[What to work on] Write out the listing, please, but only from its first line through the line containing "tree = [0, [[1, 2], [3, [4, [5, 6]]]]]", exactly as given and without pictures.

[Dataset extract]
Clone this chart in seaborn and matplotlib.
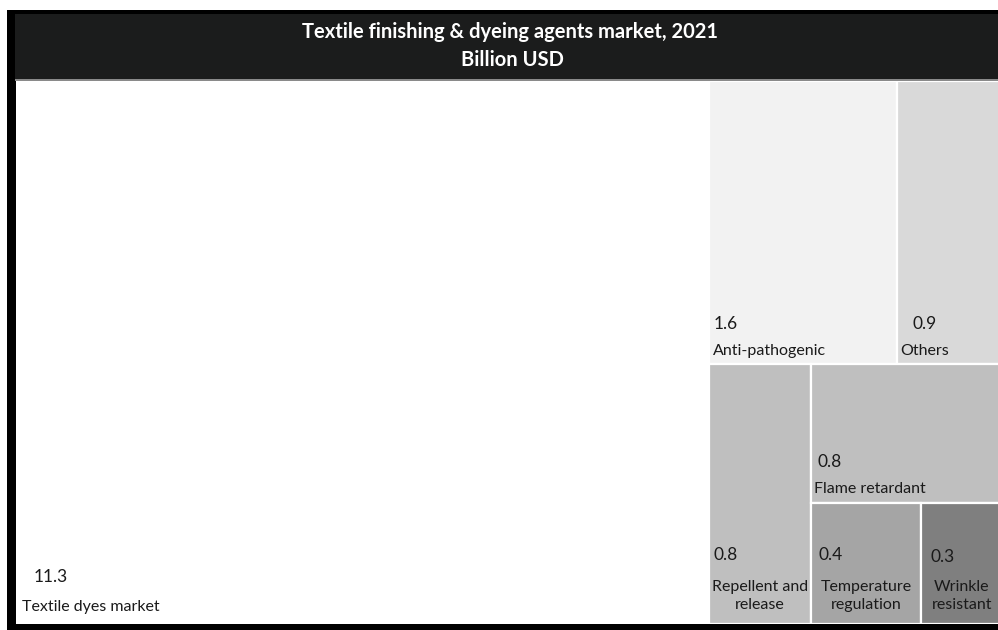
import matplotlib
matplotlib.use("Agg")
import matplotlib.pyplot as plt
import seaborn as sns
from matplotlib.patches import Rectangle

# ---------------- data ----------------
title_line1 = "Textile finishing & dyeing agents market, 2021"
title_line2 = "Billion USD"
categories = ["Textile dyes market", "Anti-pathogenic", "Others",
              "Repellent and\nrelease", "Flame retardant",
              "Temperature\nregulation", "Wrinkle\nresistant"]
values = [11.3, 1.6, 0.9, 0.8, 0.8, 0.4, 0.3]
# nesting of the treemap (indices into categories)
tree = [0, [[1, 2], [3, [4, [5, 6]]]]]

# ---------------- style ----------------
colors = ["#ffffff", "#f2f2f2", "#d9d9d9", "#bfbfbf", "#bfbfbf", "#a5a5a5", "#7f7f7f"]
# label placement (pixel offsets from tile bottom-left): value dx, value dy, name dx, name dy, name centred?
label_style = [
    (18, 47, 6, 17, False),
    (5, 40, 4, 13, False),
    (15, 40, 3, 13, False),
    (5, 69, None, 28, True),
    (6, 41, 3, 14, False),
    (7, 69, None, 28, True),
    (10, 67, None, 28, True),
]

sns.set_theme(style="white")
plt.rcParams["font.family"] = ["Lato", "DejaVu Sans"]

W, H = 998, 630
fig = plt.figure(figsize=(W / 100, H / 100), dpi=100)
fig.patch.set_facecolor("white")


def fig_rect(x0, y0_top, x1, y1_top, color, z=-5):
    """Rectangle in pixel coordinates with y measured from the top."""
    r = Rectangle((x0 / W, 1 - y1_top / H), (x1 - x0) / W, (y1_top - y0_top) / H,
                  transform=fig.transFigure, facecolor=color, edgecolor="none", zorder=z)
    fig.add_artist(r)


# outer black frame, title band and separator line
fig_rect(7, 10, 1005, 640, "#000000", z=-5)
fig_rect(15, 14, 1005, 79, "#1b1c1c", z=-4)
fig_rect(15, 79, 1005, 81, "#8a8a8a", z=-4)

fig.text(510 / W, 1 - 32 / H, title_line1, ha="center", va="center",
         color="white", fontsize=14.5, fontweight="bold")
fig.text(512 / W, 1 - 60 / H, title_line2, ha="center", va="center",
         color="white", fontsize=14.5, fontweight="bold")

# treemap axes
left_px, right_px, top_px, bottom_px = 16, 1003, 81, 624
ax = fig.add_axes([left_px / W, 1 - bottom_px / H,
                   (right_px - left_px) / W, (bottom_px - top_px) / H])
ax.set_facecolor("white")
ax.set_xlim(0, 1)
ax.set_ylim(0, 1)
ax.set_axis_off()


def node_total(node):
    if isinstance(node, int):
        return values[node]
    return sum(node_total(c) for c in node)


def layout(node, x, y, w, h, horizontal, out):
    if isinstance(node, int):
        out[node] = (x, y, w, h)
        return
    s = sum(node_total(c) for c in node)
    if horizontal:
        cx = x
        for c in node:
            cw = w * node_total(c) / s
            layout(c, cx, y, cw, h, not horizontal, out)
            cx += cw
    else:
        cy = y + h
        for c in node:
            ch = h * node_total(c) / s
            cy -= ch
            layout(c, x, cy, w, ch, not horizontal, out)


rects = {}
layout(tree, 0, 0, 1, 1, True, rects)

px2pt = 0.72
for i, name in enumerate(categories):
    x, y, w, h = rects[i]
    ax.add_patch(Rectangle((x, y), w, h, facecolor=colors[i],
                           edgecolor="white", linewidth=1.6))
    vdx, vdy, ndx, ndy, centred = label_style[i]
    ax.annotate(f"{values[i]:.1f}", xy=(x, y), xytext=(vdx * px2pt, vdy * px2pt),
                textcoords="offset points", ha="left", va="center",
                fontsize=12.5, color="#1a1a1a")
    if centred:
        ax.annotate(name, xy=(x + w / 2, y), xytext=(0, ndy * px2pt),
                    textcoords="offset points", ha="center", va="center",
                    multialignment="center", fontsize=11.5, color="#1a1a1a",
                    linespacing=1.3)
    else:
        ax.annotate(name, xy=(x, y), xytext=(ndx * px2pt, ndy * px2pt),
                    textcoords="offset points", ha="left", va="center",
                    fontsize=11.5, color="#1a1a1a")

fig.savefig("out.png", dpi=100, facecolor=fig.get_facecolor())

[Expected answer]
Clone this chart in seaborn and matplotlib.
import matplotlib
matplotlib.use("Agg")
import matplotlib.pyplot as plt
import seaborn as sns
from matplotlib.patches import Rectangle

# ---------------- data ----------------
title_line1 = "Textile finishing & dyeing agents market, 2021"
title_line2 = "Billion USD"
categories = ["Textile dyes market", "Anti-pathogenic", "Others",
              "Repellent and\nrelease", "Flame retardant",
              "Temperature\nregulation", "Wrinkle\nresistant"]
values = [11.3, 1.6, 0.9, 0.8, 0.8, 0.4, 0.3]
# nesting of the treemap (indices into categories)
tree = [0, [[1, 2], [3, [4, [5, 6]]]]]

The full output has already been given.